Yoga, Power, and Movement Analyses for Parkinson’s Disease

At the Max Orovitz Laboratories,

Drs. Joseph Signorile and Moataz Eltoukhy and their graduate students, Meng Ni (now a post-doctoral researcher at Harvard University), Anoop Balachandran (now a postdoctoral researcher at the University of Florida), and Melanie Potiaumpai and Jeonghoon Oh, have been working on interventions and evaluation tools to improve physical function and joie de vivre in persons with Parkinson’s disease.

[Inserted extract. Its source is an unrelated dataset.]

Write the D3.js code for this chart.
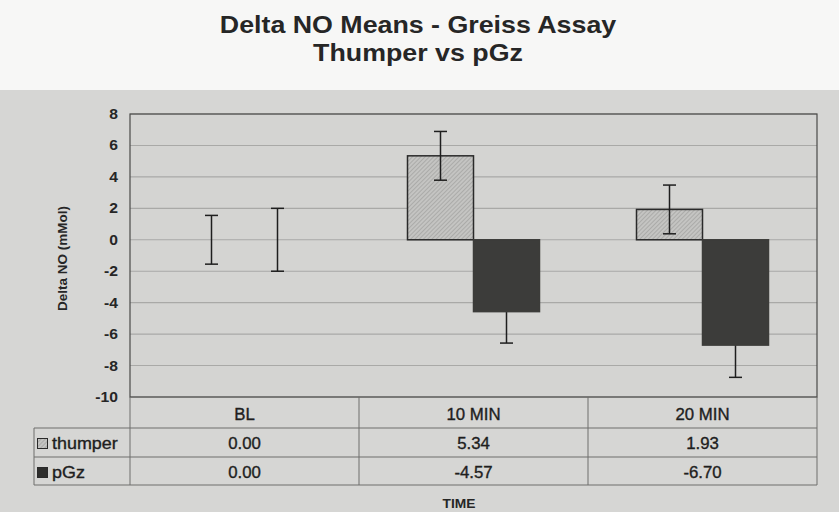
<!DOCTYPE html>
<html><head><meta charset="utf-8">
<script src="https://cdn.jsdelivr.net/npm/d3@7"></script>
<style>
body{margin:0;background:#f7f7f6;}
svg{display:block;font-family:"Liberation Sans",Arial,sans-serif;}
</style></head>
<body><svg id="c" width="839" height="512"></svg>
<script>
const categories = ["BL", "10 MIN", "20 MIN"];
const seriesNames = ["thumper", "pGz"];
const thumperValues = [0.00, 5.34, 1.93];
const pGzValues = [0.00, -4.57, -6.70];
const thumperErrors = [1.55, 1.55, 1.55];
const pGzErrors = [2.0, 2.0, 2.05];
const yTicks = [8, 6, 4, 2, 0, -2, -4, -6, -8, -10];
const titleLines = ["Delta NO Means - Greiss Assay", "Thumper vs pGz"];
const yTitle = "Delta NO (mMol)";
const xTitle = "TIME";

const svg = d3.select("#c");
const defs = svg.append("defs");
const pat = defs.append("pattern").attr("id","hatch").attr("patternUnits","userSpaceOnUse")
  .attr("width",3).attr("height",3).attr("patternTransform","rotate(45)");
pat.append("rect").attr("width",3).attr("height",3).attr("fill","#c4c4c2");
pat.append("line").attr("x1",0).attr("y1",0).attr("x2",0).attr("y2",3).attr("stroke","#929290").attr("stroke-width",1);

function stext(g, x, y, str, sx, opts){
  const t = g.append("text").attr("transform",`translate(${x},${y}) scale(${sx},1)`).text(str);
  Object.entries(opts||{}).forEach(([k,v])=>t.attr(k,v));
  return t;
}

svg.append("rect").attr("x",0).attr("y",0).attr("width",839).attr("height",90).attr("fill","#f7f7f6");
titleLines.forEach((d,i)=>stext(svg, 418, 33+i*28, d, 1.14,
  {"text-anchor":"middle","font-size":23.5,"font-weight":"bold","fill":"#262626"}));

svg.append("rect").attr("x",0).attr("y",90).attr("width",839).attr("height",422).attr("fill","#d6d6d4");

const L=130, R=817, T=114, B=397;
const y = d3.scaleLinear().domain([-10,8]).range([B,T]);
const x0 = d3.scaleBand().domain(categories).range([L,R]).paddingInner(0).paddingOuter(0);
const bw = 66;
const x1 = d3.scaleBand().domain(seriesNames).range([0,2*bw]);
const groupOff = (x0.bandwidth()-2*bw)/2;

svg.append("rect").attr("x",L).attr("y",T).attr("width",R-L).attr("height",B-T).attr("fill","#d4d4d2");
svg.append("g").selectAll("line").data(yTicks).join("line")
  .attr("x1",L).attr("x2",R).attr("y1",d=>y(d)).attr("y2",d=>y(d))
  .attr("stroke","#a9a9a7").attr("stroke-width",1.1);

const tickG = svg.append("g");
yTicks.forEach(t=>stext(tickG, 118, y(t)+5, String(t), 1.12,
  {"text-anchor":"end","font-size":14,"font-weight":"bold","fill":"#262626"}));

svg.append("text").attr("transform",`translate(67,${(T+B)/2+3}) rotate(-90)`)
  .attr("text-anchor","middle").attr("font-size",13.5).attr("font-weight","bold").attr("fill","#262626").text(yTitle);

const data = [thumperValues, pGzValues];
const errs = [thumperErrors, pGzErrors];
const fills = ["url(#hatch)", "#3c3c3a"];
const strokes = ["#2a2a2a", "#3c3c3a"];
function drawBars(si){
  const s = seriesNames[si];
  svg.append("g").selectAll("rect").data(categories.map((c,i)=>({c,v:data[si][i]}))).join("rect")
    .attr("x",d=>x0(d.c)+groupOff+x1(s)).attr("width",x1.bandwidth())
    .attr("y",d=>y(Math.max(0,d.v))).attr("height",d=>Math.abs(y(d.v)-y(0)))
    .attr("fill",fills[si]).attr("stroke",d=>d.v===0?"none":strokes[si]).attr("stroke-width",1.5);
}
function drawErr(si){
  const s = seriesNames[si];
  const g = svg.append("g").attr("stroke","#1e1e1e").attr("stroke-width",1.5);
  categories.forEach((c,i)=>{
    const cx = x0(c)+groupOff+x1(s)+x1.bandwidth()/2;
    const v = data[si][i], e = errs[si][i];
    g.append("line").attr("x1",cx).attr("x2",cx).attr("y1",y(v+e)).attr("y2",y(v-e));
    [v+e, v-e].forEach(t=>g.append("line").attr("x1",cx-6.5).attr("x2",cx+6.5).attr("y1",y(t)).attr("y2",y(t)));
  });
}
drawBars(0);
drawErr(1);
drawBars(1);
drawErr(0);

svg.append("rect").attr("x",L).attr("y",T).attr("width",R-L).attr("height",B-T)
  .attr("fill","none").attr("stroke","#4a4a48").attr("stroke-width",1.2);

// data table
const rowTop = [B, 428, 457];
const tblBottom = 485;
const tblL = 34;
const tg = svg.append("g").attr("stroke","#6e6e6c").attr("stroke-width",1).attr("fill","none");
[rowTop[1], rowTop[2], tblBottom].forEach(yy=>
  tg.append("line").attr("x1",tblL).attr("x2",R).attr("y1",yy).attr("y2",yy));
tg.append("line").attr("x1",tblL).attr("x2",tblL).attr("y1",rowTop[1]).attr("y2",tblBottom);
[L, x0("10 MIN"), x0("20 MIN"), R].forEach(xx=>
  tg.append("line").attr("x1",xx).attr("x2",xx).attr("y1",B).attr("y2",tblBottom));

const tt = svg.append("g");
const tOpts = {"text-anchor":"middle","font-size":16,"fill":"#1e1e1e","stroke":"#1e1e1e","stroke-width":0.35};
categories.forEach((c,i)=>{
  const cx = x0(c)+x0.bandwidth()/2;
  stext(tt, cx, 420, c, 1.05, tOpts);
  stext(tt, cx, 449, thumperValues[i].toFixed(2), 1.05, tOpts);
  stext(tt, cx, 478, pGzValues[i].toFixed(2), 1.05, tOpts);
});
seriesNames.forEach((s,si)=>{
  const yy = rowTop[si+1];
  svg.append("rect").attr("x",37.5).attr("y",yy+10.5).attr("width",10).attr("height",10)
    .attr("fill",si===0?"url(#hatch)":"#2e2e2c").attr("stroke","#2a2a2a").attr("stroke-width",1);
  stext(svg, 52, yy+21, s, 1.12, {"font-size":16,"fill":"#1e1e1e","stroke":"#1e1e1e","stroke-width":0.35});
});

stext(svg, 459, 508, xTitle, 1.15, {"text-anchor":"middle","font-size":12,"font-weight":"bold","fill":"#262626"});
</script></body></html>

This work is designed to improve the diagnosis/prescription application of exercise in clinical environments and will be used as part of the preliminary data for a DOD Parkinson’s grant.

Studies

Their initial studies, “Comparative impact of power training and high-speed yoga on motor function in patients with Parkinson's disease” in Archives of Physical Medicine and Rehabilitation and “A controlled pilot study of the effects of power yoga in Parkinson’s disease” in Complementary Therapies in Medicine, were done in conjunction with Kiersten Mooney at Green Monkey Yoga less than three years ago. These studies demonstrated that their newly developed high-velocity yoga program could improve physical function in people with Parkinsonism. A third paper, “Power training induced change in bradykinesia and muscle power in Parkinson's disease: A randomized controlled trial” in Parkinsonism & Related Disorders, showed that power training on the max Orovitz computerized resistance training machine could reduce the bradykinesia (slow movements) common in Parkinson's disease. Current analyses include: “A comparative gait analysis of Parkinson’s gait using a classic three-dimensional movement analysis system and the Xbox Kinect camera” and “High-speed training modifies load-velocity and load-power relationships in Parkinson’s disease”.